The source article is then carefully analyzed by a physician and all clinical features are extracted and inserted into a newly created case in MetaBase. The clinical features include the age and sex of the patient and any confirmed or excluded findings, such as symptoms, risk factors and lab test results. Every test case must also contain the resulting condition (diagnosis) and the acceptance criterion.
The acceptance criterion applied to each patient case is that the condition is in the top 3 or top 5 positions—depending on the complexity of the case—of the differential diagnosis ranking. Since the goal of the system is to identify a group of likely conditions, rather than suggesting a definitive single diagnosis, positioning recommendations within such an interval is a reasonable approach that has been used in studies of various CDSS systems.
Once all clinical features and test criteria have been provided, MetaBase will automatically validate the newly created test case against the diagnostic engine. This procedure is repeated in cycles and serves as a regression testing framework for our system. As shown in the figure below, the case of the “33-Year-Old Woman With Epigastric Pain and Hematemesis” meets the acceptance criteria, as “Peptic ulcer” is listed in the first position of the differential diagnosis ranking.
The newly created content is then verified by a doctor from our expert panel who has relevant experience in the given area. Experts can return the process to peer-review in case of any issues found in either content definition or clinical cases. When the new content is accepted the technical review begins.
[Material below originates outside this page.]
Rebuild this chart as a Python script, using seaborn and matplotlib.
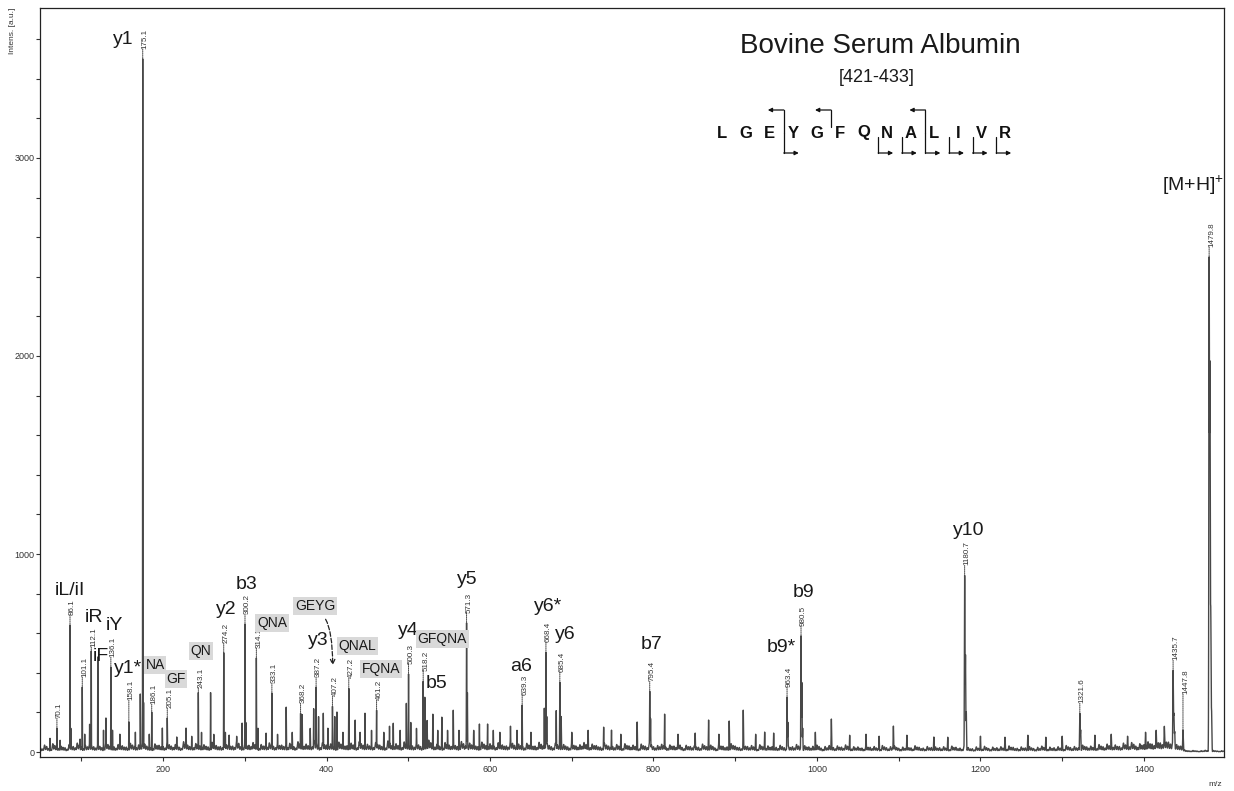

Technical review is performed by a data scientist, who checks whether the content has been developed according to internal guidelines and identifies any potential issues involving the structuring of the medical content (e.g. checking for duplicated symptoms and verifying the hierarchy of symptoms and numerical parameters introduced by the doctors). The technical reviewer works directly with the authors or experts to resolve any doubts that arise.
At this point the new diagnostic model is built and all clinical cases are executed. This process is called regression testing. It allows us to test how the newly introduced content influences the performance of the previous model. This guarantees the stability of this complex system and allows us to continuously measure its behavior.
It is important to note that clinical test cases vary in terms of complexity and rarity of disease representation. The table below summarizes the actual performance of Infermedica’s diagnostic engine when compared against the set of several thousand clinical cases.
|Excluding complex cases||88%|
|Common condition cases only||93%|
Once regression testing is completed and the results have been accepted, our doctors manually test the newly introduced conditions and symptoms. While subjective, this step provides us with a simulation of the real-life experience of using an Infermedica product.
Metabase content is currently available in English, Polish, Russian, Spanish, Portuguese and Chinese. We have rich experience in preparing localized versions of the system. Translation of the content is provided by a native speaker with medical education and takes about 120-160h. With each new release of the content we make sure all language versions are up to date.
Lastly, the fully tested models are ready to be deployed to the cloud-based API. Once completed, the new content will be available to all users of Infermedica products. With every release of a new model, Infermedica provides a fully transparent changelog of the medical content. This allows all partners to track modifications and the pace of growth of our medical knowledge base.